Na een paar mislukte relaties trok hij bij Ingrid en zijn vader in. “Toen zijn we wél een relatie begonnen. Eerst was het een soort driehoeksverhouding, want ze was ook nog met mijn vader. Maar die is uiteindelijk vertrokken.”

Het stel woonde op camping de Keienven en zou café ‘t Koetshuis in Gooreind overnemen. De week voor Ingrid gewurgd werd, was alles getekend. “Die zaterdag waren we tot twee uur ‘s nachts in ‘t Koetshuis geweest. Nadien keerden we terug naar de camping. In de kantine was een trouwfeest waar we nog zeker een uur zijn blijven hangen. Het was er heel gezellig. Ze vroegen of we nog meegingen naar een discotheek. Ik wilde wel, maar het mocht niet van haar.”

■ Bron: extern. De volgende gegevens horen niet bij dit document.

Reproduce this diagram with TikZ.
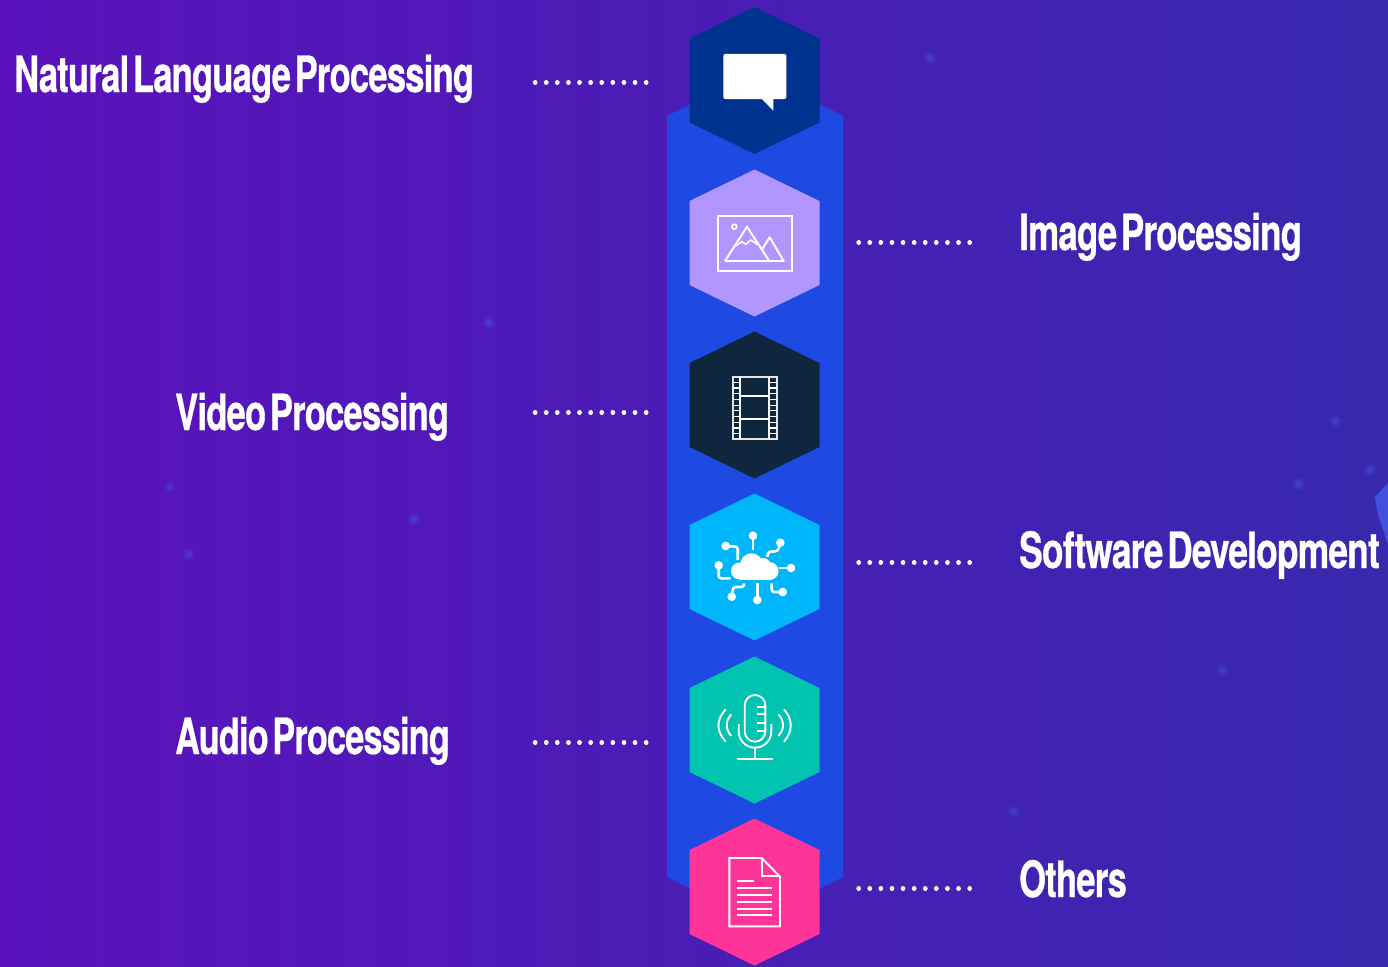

In de caravan kregen Frank en Ingrid daar ruzie over. “Ze zei dat ik niet van ophouden wist. We zaten op de bank. Ik pakte haar bij haar keel. Daarna ging ze naar de slaapkamer, kleedde zich uit en ging op de rand van het bed zitten. Ik heb haar nog een keer bij de keel gepakt. Ik kan me niet voor mijn ogen halen dat ik haar echt... Het is gewoon fataal afgelopen”, stamelde Frank.

“Heeft ze zich verzet?”, vroeg de voorzitter.
Frank: “Een klein beetje. In de waan dat ik zou loslaten.”
Voorzitter: “Greep u haar vast met één of twee handen?”
Frank: “Met twee.”
Voorzitter: “Heeft ze nog iets gezegd?”
Frank zuchtte eens diep. “Als je van me af wil, dan doe je maar, zei ze. Toen is het helemaal foutgegaan. Toen heb ik doorgeknepen blijkbaar.”

Frank werd de volgende ochtend bovenop Ingrid wakker. “Ik wilde niet geloven dat ze dood was. Ik ben de auto gaan halen en dacht dat ze wel aangekleed zou zijn als ik terugkwam. Al wist ik eigenlijk dat dat niet kon. Dan ben ik naar ‘t Koetshuis gereden om te gaan werken.”

Toen de voorzitter vroeg hoe hij nu zelf terugkijkt op dat weekend, begon Frank zachtjes te snikken. “We hadden erover moeten praten”, mompelde hij. “We hadden niet alles binnenskamers moeten houden. Ik meen het echt. Ik ben er continu mee bezig.”